Austrian Economics, MONEY / Thursday, February 11th, 2021

Extracts from Guido Hulsmann’s “Ethics of Money Production” (with ILR edits for easier reading)

The Fallacy

The most widespread monetary fallacy is probably the naïve belief that economic growth is possible only to the extent that it is accompanied by a corresponding growth of the money supply.

Suppose the economy grows at an annual rate of 5 percent. Then according to that fallacy it is necessary to increase the money supply also by 5 percent because otherwise the additional goods and services could not be sold.

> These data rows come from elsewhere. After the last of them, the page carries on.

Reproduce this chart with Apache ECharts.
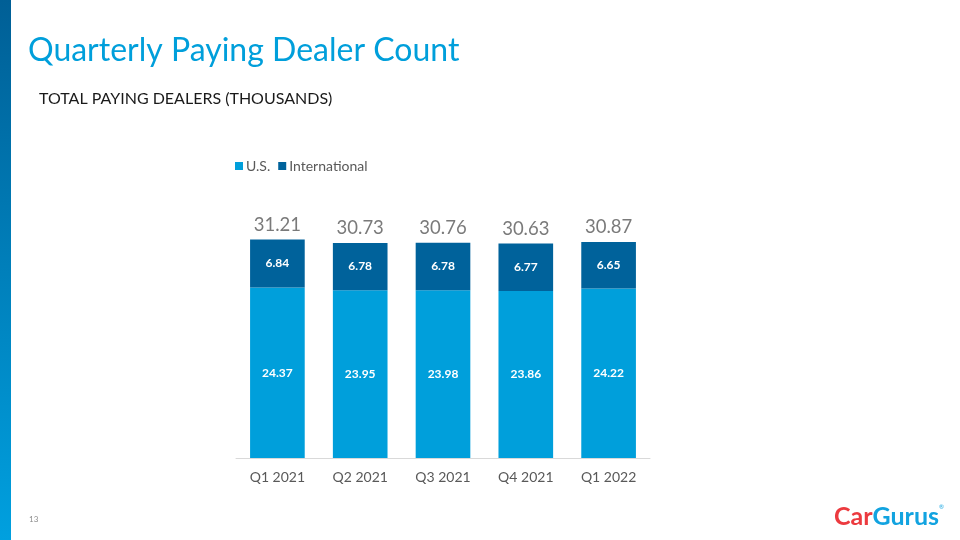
<!DOCTYPE html>
<html><head><meta charset="utf-8">
<script src="https://cdn.jsdelivr.net/npm/echarts@6/dist/echarts.min.js"></script>
<style>html,body{margin:0;padding:0;background:#fff}#c{width:960px;height:540px}</style>
</head><body><div id="c"></div>
<script>
const categories = ['Q1 2021','Q2 2021','Q3 2021','Q4 2021','Q1 2022'];
const usValues = [24.37, 23.95, 23.98, 23.86, 24.22];
const intlValues = [6.84, 6.78, 6.78, 6.77, 6.65];
const totals = [31.21, 30.73, 30.76, 30.63, 30.87];

const chart = echarts.init(document.getElementById('c'));
const F = 'Lato, "Noto Sans", sans-serif';
chart.setOption({
  animation: false,
  backgroundColor: '#fff',
  textStyle: {fontFamily: F},
  graphic: [
    {type:'rect', left:0, top:0, shape:{width:11, height:540}, style:{fill:new echarts.graphic.LinearGradient(0,0,0,1,[{offset:0,color:'#005f96'},{offset:1,color:'#00a0df'}])}},
    {type:'text', left:28, top:35, style:{text:'Quarterly Paying Dealer Count', fill:'#009fdb', font:'32px '+F}},
    {type:'text', left:39, top:91, style:{text:'TOTAL PAYING DEALERS (THOUSANDS)', fill:'#1a1a1a', font:'16px '+F}},
    {type:'text', left:29, top:515, style:{text:'13', fill:'#8c8c8c', font:'8px '+F}},
    {type:'text', left:834, top:504, style:{rich:{a:{fill:'#ec3a3f', font:'bold 25px '+F}, b:{fill:'#12a3e0', font:'bold 25px '+F}, r:{fill:'#12a3e0', font:'6px '+F, verticalAlign:'top'}}, text:'{a|Car}{b|Gurus}{r|®}'}}
  ],
  legend: {
    data: ['U.S.','International'],
    left: 230, top: 154,
    itemWidth: 8, itemHeight: 8, itemGap: 8,
    icon: 'rect',
    textStyle: {color:'#595959', fontSize:14, fontFamily:F, padding:[0,0,0,-2]}
  },
  grid: {left: 236, right: 310, top: 213, bottom: 82},
  xAxis: {
    type:'category', data: categories,
    axisLine:{lineStyle:{color:'#d9d9d9'}}, axisTick:{show:false},
    axisLabel:{color:'#595959', fontSize:14, fontFamily:F, margin:12}
  },
  yAxis: {type:'value', min:0, max:35, show:false, splitLine:{show:false}},
  series: [
    {name:'U.S.', type:'bar', stack:'t', data: usValues, barWidth:'66%', itemStyle:{color:'#009fdb'},
     label:{show:true, position:'inside', color:'#fff', fontWeight:'bold', fontSize:12, fontFamily:F, formatter: p => p.value.toFixed(2)}},
    {name:'International', type:'bar', stack:'t', data: intlValues, barWidth:'66%', itemStyle:{color:'#00629b'},
     label:{show:true, position:'inside', color:'#fff', fontWeight:'bold', fontSize:12, fontFamily:F, formatter: p => p.value.toFixed(2)}},
    {name:'Total', type:'scatter', data: totals, symbolSize:0, silent:true,
     label:{show:true, position:'top', distance:5, color:'#595959', fontSize:18.5, fontFamily:F, formatter: p => p.value.toFixed(2)}}
  ]
});
</script></body></html>
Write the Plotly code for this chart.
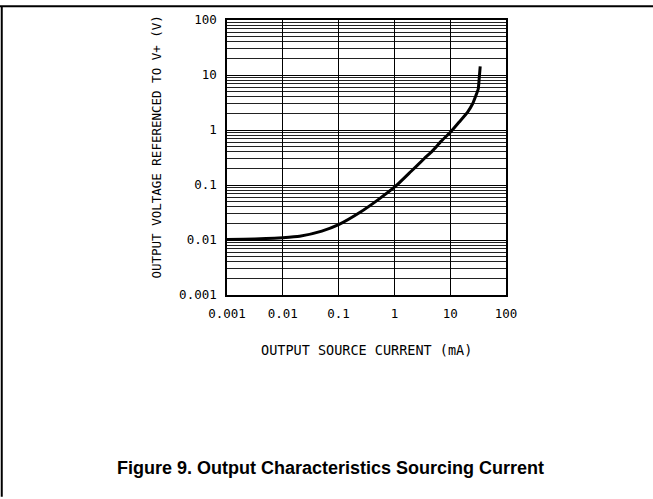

The champions of this fallacy then point out that such growth rates of the money supply are rather exceptional for precious metals. Gold and silver are therefore unsuitable to serve as the money of a dynamic modern economy. We better replace them with paper money, which can be flexibly increased at extremely low costs to accommodate any growth rates of the economy.

Why It’s a Fallacy

This argument is wrong because any quantity of goods and services can be exchanged with virtually any money supply. Suppose the money supply in our example does not change. If 5 percent more goods and services are offered on the market, then all that happens is that the money prices of these goods and services will decrease. The same mechanism would allow economic growth even when the quantity of money shrinks. Any rate of growth can therefore be accommodated by virtually any supply of natural monies such as gold and silver.

The qualification “virtually” takes account of the fact that there are certain technological limitations on the use of the precious metals. Suppose there are high growth rates over an extended period of time. In this case, it might be necessary to reduce coin sizes to such an extent that producing and using these coins becomes unpractical.

This problem is very real in the case of gold. It has never existed in the case of silver which is also why many informed writers consider silver to be the money par excellence.

In any case, such technological problems pose no problem. As Bishop Oresme explained more than 700 years ago, the thing to do in such cases is simply to abandon the use of the unpractical coins, say gold coins, and switch to another precious metal, say silver. And, we may add, on the free market there are strong incentives to bring about such switching promptly and efficiently. No political intervention is necessary to support this process.

But.. Aren’t Falling Prices Bad For Entrepreneurs?

A more sophisticated variant of the growth-requires-more-money doctrine grants that any quantities of goods and services could be traded at virtually any money supply. But these advocates argue that, if entrepreneurs are forced to sell their products at lower prices, these prices might be too low in comparison to cost expenditure. Selling product inventories at bargain prices entails bankruptcy for the entrepreneurs.

But this variant is equally untenable, because it is premised on a mechanistic image of entrepreneurship. Fact is that entrepreneurs can anticipate any future reductions of the selling prices of their products. In the light of such anticipations they can cut offering prices on their own cost expenditure and thus thrive in times of declining prices. This is not a mere theoretical possibility but the normal state of affairs in periods of a stable or falling price level. For example, in the last three decades of the nineteenth century, both Germany and the U.S. experienced high growth rates at stable and declining consumer-price levels. The same thing is observed more recently in the market for computers and information technology, the most vibrant market since the 1980s, which has combined rapid growth with constantly falling product prices.